Accurate Price Reporting Essential, Says Pig Association

UK - Robust price reporting is essential for maintaining a genuinely competitive British pig marketplace. "Any pretence that pig industry price reporting could be anti-competitive is risible," declared NPA Producer Group.
calendar icon 13 January 2014
clock icon 5 minute read

If processors refused to report prices into the DAPP, they would be jeopardising the current recovery of the British pig industry for their own short-term gain, said NPA producer members.

Informed yesterday that a major processor — publicly-quoted Cranswick — was poised to pull out of DAPP reporting, and that this might conceivably cause a domino effect among other processors, NPA Producer Group pledged to work with BPEX to guarantee an accurate weekly DAPP is always available to producers, not only now, but in the years ahead.

Whether individual processors want to use the DAPP as an element of their contract pricing agreements is up to them and the producers that supply them. The crucial issue is to ensure that accurate price reporting via the DAPP continues uninterrupted, said Producer Group members.

They urged all processors to keep faith with the British pig industry by continuing to report prices into the DAPP.

But if some of the big players decided to stop reporting, NPA would work with BPEX, key producers and the industry's marketing groups, to produce a weekly DAPP that is as accurate and reliable as the current DAPP, the meeting agreed unanimously.

Price data is essential

BPEX director Mick Sloyan told NPA Producer Group that it was essential that the industry continue to collect historic price data for the industry's weekly DAPP figure.

"Good quality information is viewed as making markets operate more competitively," he said. "That is why almost every agricultural product has a price series. In some cases price reporting is a legal requirement, because that is the way that efficient markets work."

BPEX was required by government to collect weekly price information for the European Commission, and up till now it had been possible to achieve this without any form of coercion by government, he said.

Considering the future of the DAPP, Producer Group members were clear that price information could be supplied by buyers or sellers, and it didn't matter which, as long as the information was accurate.

On this basis, the option to bypass processors and produce the DAPP from weekly data supplied by marketing groups and large-scale producers looked attractive to members of NPA Producer Group at their meeting yesterday.

"The important thing is that we don't lose the DAPP," said Producer Group deputy chairman Phil Stephenson (who chaired the meeting in the absence of Howard Revell).

NPA chairman Richard Longthorp reported that all the major marketing groups had agreed to participate if the industry decided to take its price reporting data from sellers (producers) rather than buyers (processors).

Robust and timely

Mick Sloyan said BPEX was committed to producing a weekly DAPP figure, as long as it could get robust data in a timely fashion.

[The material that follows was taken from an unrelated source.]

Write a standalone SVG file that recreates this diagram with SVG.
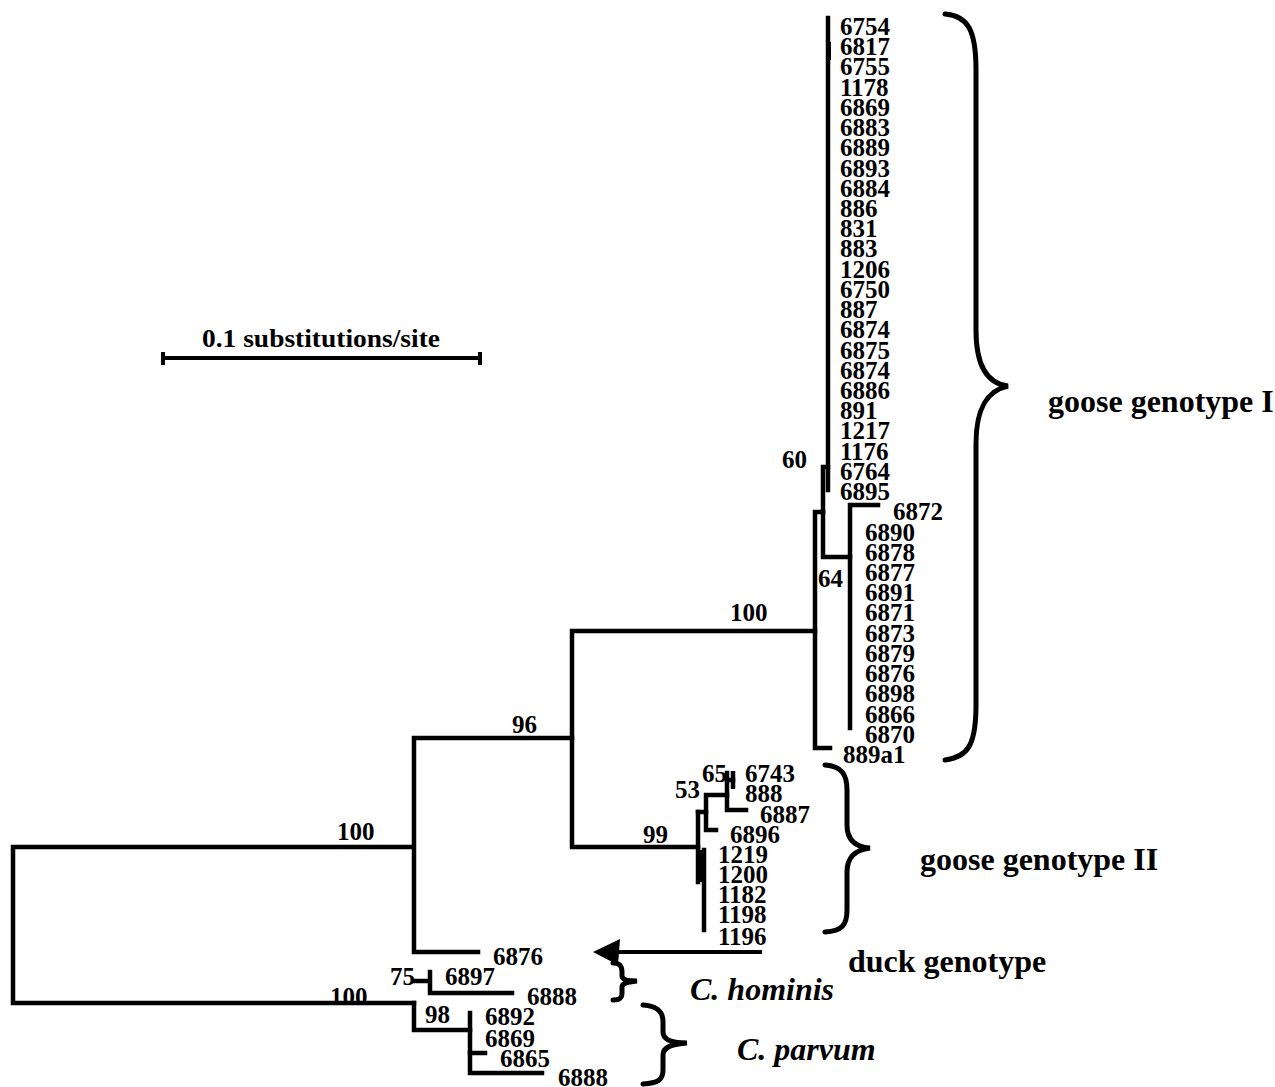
<svg xmlns="http://www.w3.org/2000/svg" width="1275" height="1087" viewBox="0 0 1275 1087">
<style>
.br{fill:none;stroke:#000;stroke-width:4.5;stroke-linecap:square}
.bc{fill:none;stroke:#000;stroke-width:5;stroke-linecap:round}
text{font-family:"Liberation Serif","Times New Roman",serif;font-weight:bold;fill:#000}
.t{font-size:25px}
.b{font-size:25px}
.g{font-size:32px}
.i{font-size:32px;font-style:italic}
</style>
<rect width="1275" height="1087" fill="#fff"/>
<g id="bootstrap">
<text class="b" x="337" y="840">100</text>
<text class="b" x="330" y="1005">100</text>
<text class="b" x="512" y="733">96</text>
<text class="b" x="730" y="621">100</text>
<text class="b" x="782" y="468">60</text>
<text class="b" x="818" y="587">64</text>
<text class="b" x="643" y="843">99</text>
<text class="b" x="675" y="798">53</text>
<text class="b" x="702" y="782">65</text>
<text class="b" x="390" y="985">75</text>
<text class="b" x="425" y="1023">98</text>
</g>
<g id="connectors">
<path class="br" d="M413,847 H13 V1003 H414"/>
<path class="br" d="M478,952 H414 V738 H572"/>
<path class="br" d="M414,1003 V1030 H470"/>
<path class="br" d="M815,631 H572 V847 H698"/>
<path class="br" d="M830,748 H815 V512 H823"/>
<path class="br" d="M828,467 H823 V557 H850"/>
<path class="br" d="M828,18 V490"/>
<path d="M830,42 V60" stroke="#000" stroke-width="2"/>
<path class="br" d="M878,505 H850 V728"/>
<path class="br" d="M698,812 V882"/>
<path class="br" d="M704,850 V930"/>
<rect x="698" y="850" width="7" height="32" fill="#000"/>
<path class="br" d="M698,812 H706"/>
<path class="br" d="M716,830 H706 V795 H727"/>
<path class="br" d="M727,773 V810 H746"/>
<path class="br" d="M727,780 H733"/>
<path d="M733,771 V789" stroke="#000" stroke-width="4.5"/>
<path class="br" d="M414,981 H429"/>
<path class="br" d="M430,972 V993 H512"/>
<path class="br" d="M470,1013 V1073 H542"/>
<path class="br" d="M470,1053 H485"/>
</g>
<g id="tips-goose-I">
<text class="t" x="840" y="35">6754</text>
<text class="t" x="840" y="55.2">6817</text>
<text class="t" x="840" y="75.4">6755</text>
<text class="t" x="840" y="95.7">1178</text>
<text class="t" x="840" y="115.9">6869</text>
<text class="t" x="840" y="136.1">6883</text>
<text class="t" x="840" y="156.3">6889</text>
<text class="t" x="840" y="176.5">6893</text>
<text class="t" x="840" y="196.8">6884</text>
<text class="t" x="840" y="217">886</text>
<text class="t" x="840" y="237.2">831</text>
<text class="t" x="840" y="257.4">883</text>
<text class="t" x="840" y="277.6">1206</text>
<text class="t" x="840" y="297.9">6750</text>
<text class="t" x="840" y="318.1">887</text>
<text class="t" x="840" y="338.3">6874</text>
<text class="t" x="840" y="358.5">6875</text>
<text class="t" x="840" y="378.7">6874</text>
<text class="t" x="840" y="399">6886</text>
<text class="t" x="840" y="419.2">891</text>
<text class="t" x="840" y="439.4">1217</text>
<text class="t" x="840" y="459.6">1176</text>
<text class="t" x="840" y="479.8">6764</text>
<text class="t" x="840" y="500.1">6895</text>
<text class="t" x="893" y="520.3">6872</text>
<text class="t" x="865" y="540.5">6890</text>
<text class="t" x="865" y="560.7">6878</text>
<text class="t" x="865" y="580.9">6877</text>
<text class="t" x="865" y="601.2">6891</text>
<text class="t" x="865" y="621.4">6871</text>
<text class="t" x="865" y="641.6">6873</text>
<text class="t" x="865" y="661.8">6879</text>
<text class="t" x="865" y="682">6876</text>
<text class="t" x="865" y="702.3">6898</text>
<text class="t" x="865" y="722.5">6866</text>
<text class="t" x="865" y="742.7">6870</text>
<text class="t" x="843" y="763">889a1</text>
</g>
<g id="tips-goose-II">
<text class="t" x="745" y="782">6743</text>
<text class="t" x="745" y="802">888</text>
<text class="t" x="760" y="823">6887</text>
<text class="t" x="730" y="843">6896</text>
<text class="t" x="718" y="863">1219</text>
<text class="t" x="718" y="883">1200</text>
<text class="t" x="718" y="903">1182</text>
<text class="t" x="718" y="923">1198</text>
<text class="t" x="718" y="945">1196</text>
</g>
<g id="tips-other">
<text class="t" x="493" y="965">6876</text>
<text class="t" x="445" y="985">6897</text>
<text class="t" x="527" y="1005">6888</text>
<text class="t" x="485" y="1025">6892</text>
<text class="t" x="485" y="1047">6869</text>
<text class="t" x="500" y="1067">6865</text>
<text class="t" x="558" y="1086">6888</text>
</g>
<g id="scale-bar">
<text x="202" y="347" font-size="26" textLength="238" lengthAdjust="spacingAndGlyphs">0.1 substitutions/site</text>
<path d="M163,358 H480" stroke="#000" stroke-width="4"/>
<path d="M163,352 V365 M480,352 V365" stroke="#000" stroke-width="4"/>
</g>
<g id="goose-genotype-I">
<path class="bc" d="M945,14 C968,16 976,30 976,70 L976,330 C976,370 990,384 1008,386 C990,390 976,404 976,444 L976,705 C976,745 968,757 945,760"/>
<text class="g" x="1048" y="412">goose genotype I</text>
</g>
<g id="goose-genotype-II">
<path class="bc" d="M825,765 C842,766 847,775 847,790 L847,825 C847,840 855,847 870,848 C855,850 847,857 847,872 L847,910 C847,925 842,931 825,932"/>
<text class="g" x="920" y="870">goose genotype II</text>
</g>
<g id="duck-genotype">
<path d="M762,952 H615" stroke="#000" stroke-width="4"/>
<polygon points="593,952 620,939 618,965"/>
<text class="g" x="848" y="972">duck genotype</text>
</g>
<g id="c-hominis">
<path class="bc" d="M613,963 C620,963 622,966 622,972 L622,976 C622,980 628,981 637,981 C628,982 622,983 622,987 L622,993 C622,998 620,1000 613,1000"/>
<text class="i" x="690" y="1000">C. hominis</text>
</g>
<g id="c-parvum">
<path class="bc" d="M643,1005 C658,1006 663,1012 663,1022 L663,1032 C663,1040 672,1043 687,1043 C672,1044 663,1047 663,1055 L663,1070 C663,1080 658,1083 643,1084"/>
<text class="i" x="737" y="1060">C. parvum</text>
</g>
</svg>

He stressed the important role of the DAPP in ensuring that the pig market remained genuinely competitive. "At present prices paid for pigs tend to be very similar and that is evidence of a highly competitive market, which is working to the benefit of consumers."

He agreed with Producer Group members that it would be "entirely feasible" to use marketing groups and larger producers to collect data for the DAPP, although it might take a little longer, two weeks instead of one.

Producer Jimmy Butler felt the extra time lag would not be important as a price that moved a little more slowly upwards would also be a bit slower to move down, which would be fair to both buyers and sellers.

"Would the new figure still be called the DAPP?" asked Sally Stockings. "It is important, because that is what is used in all the contracts."

Mick Sloyan said he would be happy for the weekly price data to continue to be called the DAPP (Deadweight Average Pig Price) because it would be generated from "an equally valid source of data".

Highly accurate

Noting that marketing groups accounted for 50 per cent of English pigs marketed every week, NPA Producer Group agreed that the data they supplied would be highly accurate, especially when combined with data from the country's larger producers.

It might even be superior to the information currently supplied by the large abattoirs, as the marketing groups sold pigs to a wider and more diverse customer base.

A newly-sourced DAPP — if it became necessary to introduce one — could be more accurate than the current DAPP as price data would be received from the sale of 70,000 to 75,000 pigs a week, to a wider abattoir base than is currently the case.

Mick Sloyan stressed that producing a trustworthy historic price was essential for a genuinely competitive marketplace.

How processors and producers used historic price information was up to them, he said, but as long as it was strictly confined to their discrete vertical supply chains there could be no question of the DAPP being perceived as anti-competitive.